The Senate on Tuesday evening blocked Georgetown law professor Cornelia "Nina" Pillard's nomination to the U.S. Court of Appeals for the D.C. Circuit, further solidifying the stalemate over President Obama's picks for the key federal appeals court.
Senate Republicans, who argue the D.C. Circuit does not need any more judges, thwarted Pillard's nomination, which needed 60 votes needed to overcome a block and advance to a confirmation vote. The vote was 56-41, with one Senator voting present.
Pillard was the second D.C. Circuit nominee blocked in the past several weeks. Republicans on Oct. 31 prevented the nomination of Akin Gump Strauss Hauer & Feld partner Patricia Millett from moving forward to a full vote.
Senate Minority Leader Sen. Mitch McConnell (R-Ky.) said before the vote that the Obama administration is trying to tilt the balance of the court that is now split evenly between four Republican-appointed judges and four appointed by Democrats. The appeals court issues rulings with a national sweep on environmental, labor, communications, securities and other regulatory arenas.
"Rather than work with us to schedule votes on these nominations in an orderly manner, as we have been doing all year, the majority prefers to concoct a crisis on the D.C. Circuit so it can try to distract the American people from the failings of Obamacare," McConnell said Tuesday.

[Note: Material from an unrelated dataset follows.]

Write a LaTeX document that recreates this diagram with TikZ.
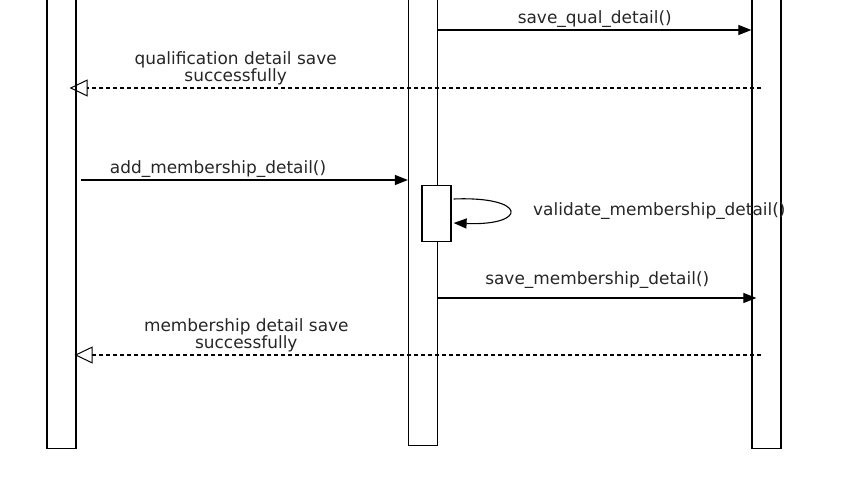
\documentclass[tikz,border=0pt]{standalone}
\usepackage{fontspec}
\setmainfont{DejaVu Sans}
\usetikzlibrary{arrows.meta}
\usetikzlibrary{positioning}

\tikzset{
	lifeline/.style={draw, fill=white, line width=1.2bp, minimum width=29bp,
		minimum height=470bp, inner sep=0pt, anchor=south},
	call/.style={line width=1.1bp, -{Triangle[length=13bp,width=10bp]}},
	reply/.style={line width=1.2bp, dash pattern=on 4.5bp off 2.5bp,
		-{Triangle[open,length=18bp,width=17bp,line width=1bp]}},
	msg/.style={font=\fontsize{17}{17}\selectfont, text=black!85,
		inner sep=2bp, align=center}
}

\begin{document}
\begin{tikzpicture}[x=1bp,y=-1bp]
		\clip (0,0) rectangle (843,495);
		
		% lifelines
		\node[lifeline] (user) at (61.5,449) {};
		\node[lifeline] (ctrl) at (423,446) {};
		\node[lifeline] (db) at (766.5,449) {};
		\node[lifeline, minimum height=56bp, anchor=north] (act) 
		at (436.5,185) {};
		
		% message rows
		\coordinate (m1) at (0,30);
		\coordinate (m2) at (0,88);
		\coordinate (m3) at (0,180);
		\coordinate (l1) at (0,199);
		\coordinate (l2) at (0,223);
		\coordinate (m4) at (0,298);
		\coordinate (m5) at (0,355);
		
		\draw[call] (ctrl.east |- m1) -- (db.west |- m1) 
		node[msg, midway, above] (saveq) {save\_qual\_detail()};
		\draw[reply] ([xshift=10bp]db.west |- m2) -- 
		([xshift=-7bp]user.east |- m2) 
		node[msg, pos=.76, above] (qualok) 
		{qualification detail save\\successfully};
		\draw[call] ([xshift=4bp]user.east |- m3) -- (ctrl.west |- m3) 
		node[msg, pos=.42, above] (addm) {add\_membership\_detail()};
		\draw[call] ([xshift=2bp]act.east |- l1) 
		.. controls (528,196) and (528,226) .. ([xshift=2bp]act.east |- l2);
		\node[msg, anchor=west] (valm) at (531,211) 
		{validate\_membership\_detail()};
		\draw[call] (ctrl.east |- m4) -- ([xshift=5bp]db.west |- m4) 
		node[msg, midway, above=7bp] (savem) {save\_membership\_detail()};
		\draw[reply] ([xshift=10bp]db.west |- m5) -- 
		([xshift=-2bp]user.east |- m5) 
		node[msg, pos=.75, above] (memok) 
		{membership detail save\\successfully};
	\end{tikzpicture}
\end{document}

Democrats called a press conference after the vote, where they said Republicans had crossed the line. Rules about filibusters needed to be changed to allow up-or-down votes for the nominees, Senate Democrats said. They said they expect a third D.C. Circuit nominee, U.S. District Judge Robert Wilkins in Washington, to be blocked.
Democrats focused on how Republicans have blocked three women nominees to the court. First, Caitlin Halligan, who withdrew her name earlier this year amid Republican criticism. Millett and Pillard followed. Democrats said there were no "extraordinary circumstances" to justify blocking Pillard's nomination.
Sen. Patrick Leahy (D-Vt.), the Senate Judiciary Committee chairman, said blocking nominees for political reasons would destroy the integrity of the federal courts, and the filibusters of the D.C. Circuit nominees is a "horrible reflection on what we should be as a nation."